A number of stories this week tackled the meaning of greatness in art (even if they didn’t explicitly frame it that way). A changing culture requires changing definitions of greatness, but defining “great” has often been problematic.
- Wealthy patrons have funded great art throughout history. And of course the wealthy have had many different reasons for their patronage. One of the strongest was an appeal to having a hand in Great Art. But is the Great Art argument losing its appeal to today’s wealthy? “Classics and antiquity have lost cultural cache in the age of disruption, and there is no longer an aristocratic imperative to support noble projects of lofty ambition. Today we’ve neither dutiful Kings, Vaticans, or robber barons to seduce the hoi polloi into complicity with visions of the transplendent. Nor do the experiments in democracy we deem “states” seem to be doing much better, having withdrawn much of the already measly funding available for highbrow cultural endeavors.”
- What makes a play great, and how do we get them produced? Michael Feingold tackles the question: “I had better try to explain what I mean by greatness. It isn’t simply a matter of choosing a big ponderous theme, and spouting a lot of abstractions that will make academics write learned articles about your work. Nor is it a matter of an old play’s having survived long enough to become a ‘classic,’ a term we use far too loosely.” He suggests New York isn’t set up structurally to produce great theatre: “One problem that New York has always had with greatness is that our mainstream theater is a commercial theater, and what’s great does not always make money: Sometimes, especially when it comes in a new form, the disruption it causes actively drives the pleasure-seeking, affluent crowds away.”
- A great architect dies suddenly at 65 and leaves a (great) mixed legacy: Zaha Hadid’s kinetic career was cut short at a young age for an architect of greatness. Phil Kennicott: “Hadid embodied what many felt were the worst impulses of the most recent age of architectural exuberance: designs that indulged sculptural excess over logic and efficiency and the cultivation of celebrity status, which often seemed to insulate her from constructive criticism. She spoke the airy language of architectural theory, with all its utopian overtones, but she vigorously branded consumer products from candles to tableware to neckties. She worked regularly, and enthusiastically, in countries with authoritarian governments, designing them spectacular and expensive cultural centers and other vanity projects. Here are seven of her iconic buildings.

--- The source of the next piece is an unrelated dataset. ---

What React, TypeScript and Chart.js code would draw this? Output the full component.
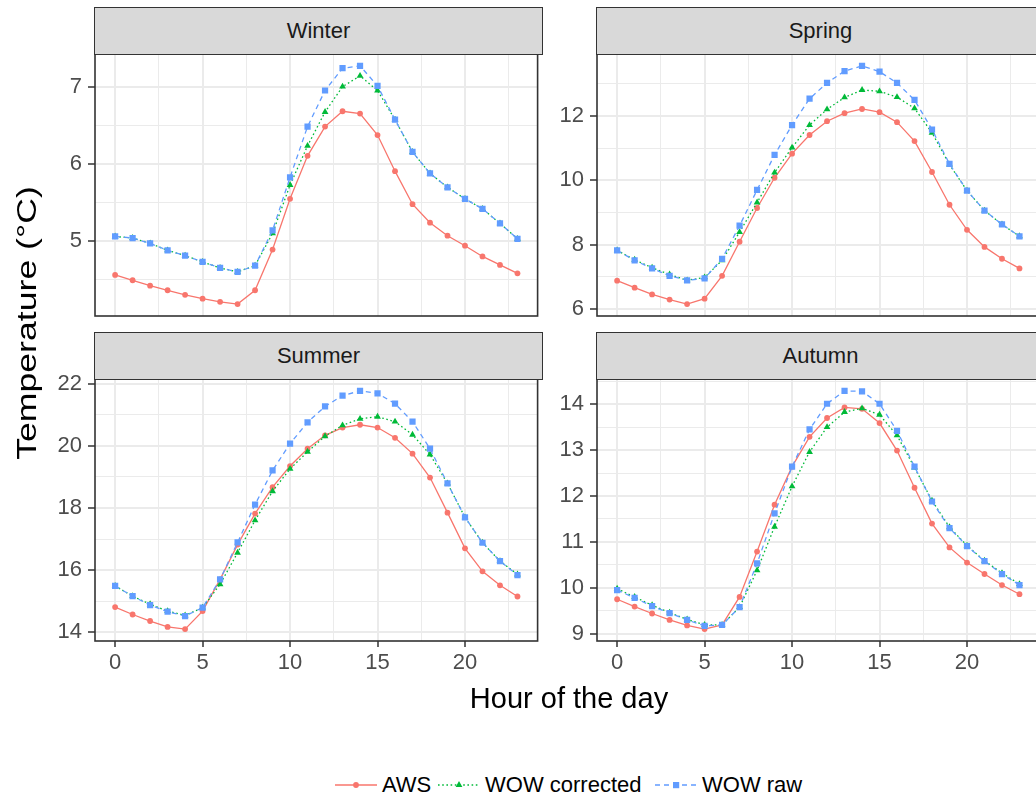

- So what makes great art? A timeless (and cliched) question to be sure. Many have stepped forward to give their answer. Of all those who attempt to answer, museums have some standing here. But have museums lost confidence in their role? “There’s a real lack of faith in both the meaning and power of cultural artefacts and their history. Because many museums are not interested in that anymore. They’re far more interested in making themselves feel better about a past they had nothing to do with.” And perhaps the question is getting more complicated. Google’s intelligent machines are now making art, and it’s no longer a stretch to wonder if machines might begin competing with humans in their ability to produce great art. Then who defines greatness? And how might our notions of art change as machines take us in different directions?
- JK Rowling is a masterful storyteller, a great author. But by whose definition? Because she wrote books that sold millions of copies? She wanted to find out, wrote under a pseudonym, and submitted her post-Harry book to several publishers. And got rejected. She was even advised by one editor to try a writing class. Of course the book (under pseudonym) eventually got published and sold reasonably well. But not nearly so well as when the real author was discovered and it became a huge bestseller. For fun, she has now posted her rejection letters as “a source of inspiration” to other writers who are struggling to get published.
- How do you compete with the great Metropolitan Opera? Why, offer something different, of course, writes Alex Ross. But different doesn’t necessarily mean worse – or better. And different can work. So what, exactly is the essential opera experience or “great” opera?
william osborne says
The perspective in your first might be a bit American-centric. An enormous part of postwar art has been funded by European governments, and probably represents the largest period of culture expansion and exploration in human history. Americans, of course, who have no such system of public funding so they tend to ignore this and downplay the effects of Europe’s system of public funding.
In America, public and private funding combined come to about $30 per capita.
By comparison Austria spends $324 per capita, Denmark $374, Norway $667, Germany $146, Italy $147, and Netherlands $333.
The average for these countries is $331 – 11 times higher than American spending, both public and private.
Americans convince themselves of their cultural vitality not only by creating a blinkered view of the world, but also by accustoming themselves to the massive cultural neglect within their own borders. Orchestras drop like flies, and genuinely functioning opera houses hardly exist even in in major cities, and yet we pretend its all just normal.